Set task — Output exactly the lines from the first one down to the line containing "Expectancy at Birth", inclusive.

Information supplied —

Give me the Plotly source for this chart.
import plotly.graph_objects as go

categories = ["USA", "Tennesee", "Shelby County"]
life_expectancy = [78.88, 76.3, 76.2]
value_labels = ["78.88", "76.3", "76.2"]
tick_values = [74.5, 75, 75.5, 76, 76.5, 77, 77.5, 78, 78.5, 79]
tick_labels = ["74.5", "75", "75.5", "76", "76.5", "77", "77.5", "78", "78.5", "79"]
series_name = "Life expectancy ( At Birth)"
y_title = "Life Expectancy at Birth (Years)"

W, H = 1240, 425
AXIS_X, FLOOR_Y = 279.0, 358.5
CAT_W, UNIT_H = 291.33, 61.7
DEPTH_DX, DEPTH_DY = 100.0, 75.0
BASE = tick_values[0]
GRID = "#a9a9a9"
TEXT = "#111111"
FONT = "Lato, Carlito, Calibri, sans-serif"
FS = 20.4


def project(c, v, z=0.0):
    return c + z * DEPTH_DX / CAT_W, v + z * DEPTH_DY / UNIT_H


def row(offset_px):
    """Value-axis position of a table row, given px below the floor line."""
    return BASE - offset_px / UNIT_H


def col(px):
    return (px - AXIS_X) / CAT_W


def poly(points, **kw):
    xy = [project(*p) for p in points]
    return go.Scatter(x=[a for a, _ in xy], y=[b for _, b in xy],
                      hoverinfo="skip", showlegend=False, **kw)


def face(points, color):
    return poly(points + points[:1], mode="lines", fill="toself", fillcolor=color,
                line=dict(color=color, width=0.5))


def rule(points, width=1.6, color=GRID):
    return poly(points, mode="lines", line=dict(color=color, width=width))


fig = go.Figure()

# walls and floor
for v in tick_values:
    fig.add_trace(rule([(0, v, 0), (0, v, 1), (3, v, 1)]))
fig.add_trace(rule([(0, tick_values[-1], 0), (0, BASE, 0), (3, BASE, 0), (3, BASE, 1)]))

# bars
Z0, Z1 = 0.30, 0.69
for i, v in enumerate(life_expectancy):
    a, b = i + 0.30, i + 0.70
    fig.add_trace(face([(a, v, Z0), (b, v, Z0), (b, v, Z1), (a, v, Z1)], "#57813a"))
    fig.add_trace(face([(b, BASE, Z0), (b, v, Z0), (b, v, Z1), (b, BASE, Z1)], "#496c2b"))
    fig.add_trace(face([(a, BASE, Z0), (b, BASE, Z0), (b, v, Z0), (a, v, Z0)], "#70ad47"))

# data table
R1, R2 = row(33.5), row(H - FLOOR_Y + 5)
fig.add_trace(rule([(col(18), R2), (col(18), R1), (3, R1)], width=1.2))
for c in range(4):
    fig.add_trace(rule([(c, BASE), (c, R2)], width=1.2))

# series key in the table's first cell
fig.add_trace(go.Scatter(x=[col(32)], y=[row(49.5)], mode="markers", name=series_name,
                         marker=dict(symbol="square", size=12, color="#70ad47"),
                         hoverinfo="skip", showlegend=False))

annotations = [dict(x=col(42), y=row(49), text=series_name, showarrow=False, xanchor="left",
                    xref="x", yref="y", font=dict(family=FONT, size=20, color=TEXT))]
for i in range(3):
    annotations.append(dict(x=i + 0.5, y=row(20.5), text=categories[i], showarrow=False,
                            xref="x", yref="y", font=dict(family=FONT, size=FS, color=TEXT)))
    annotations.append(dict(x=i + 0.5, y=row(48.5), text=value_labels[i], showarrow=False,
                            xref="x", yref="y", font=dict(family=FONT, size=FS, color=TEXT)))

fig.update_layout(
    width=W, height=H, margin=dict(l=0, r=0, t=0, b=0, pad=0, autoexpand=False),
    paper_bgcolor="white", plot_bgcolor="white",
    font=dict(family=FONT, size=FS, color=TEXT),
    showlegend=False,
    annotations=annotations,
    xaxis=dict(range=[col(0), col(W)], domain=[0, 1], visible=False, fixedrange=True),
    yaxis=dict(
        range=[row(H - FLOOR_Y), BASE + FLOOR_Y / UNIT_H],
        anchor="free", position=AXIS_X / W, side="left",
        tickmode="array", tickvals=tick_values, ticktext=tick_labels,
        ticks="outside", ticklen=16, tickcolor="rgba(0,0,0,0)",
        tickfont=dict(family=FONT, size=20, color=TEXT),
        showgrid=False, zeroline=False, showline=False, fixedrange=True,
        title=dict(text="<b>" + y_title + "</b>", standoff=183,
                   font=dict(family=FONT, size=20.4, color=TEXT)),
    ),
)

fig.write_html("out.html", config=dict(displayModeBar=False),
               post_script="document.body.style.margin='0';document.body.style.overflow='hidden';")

Task result —
Give me the Plotly source for this chart.
import plotly.graph_objects as go

categories = ["USA", "Tennesee", "Shelby County"]
life_expectancy = [78.88, 76.3, 76.2]
value_labels = ["78.88", "76.3", "76.2"]
tick_values = [74.5, 75, 75.5, 76, 76.5, 77, 77.5, 78, 78.5, 79]
tick_labels = ["74.5", "75", "75.5", "76", "76.5", "77", "77.5", "78", "78.5", "79"]
series_name = "Life expectancy ( At Birth)"
y_title = "Life Expectancy at Birth (Years)"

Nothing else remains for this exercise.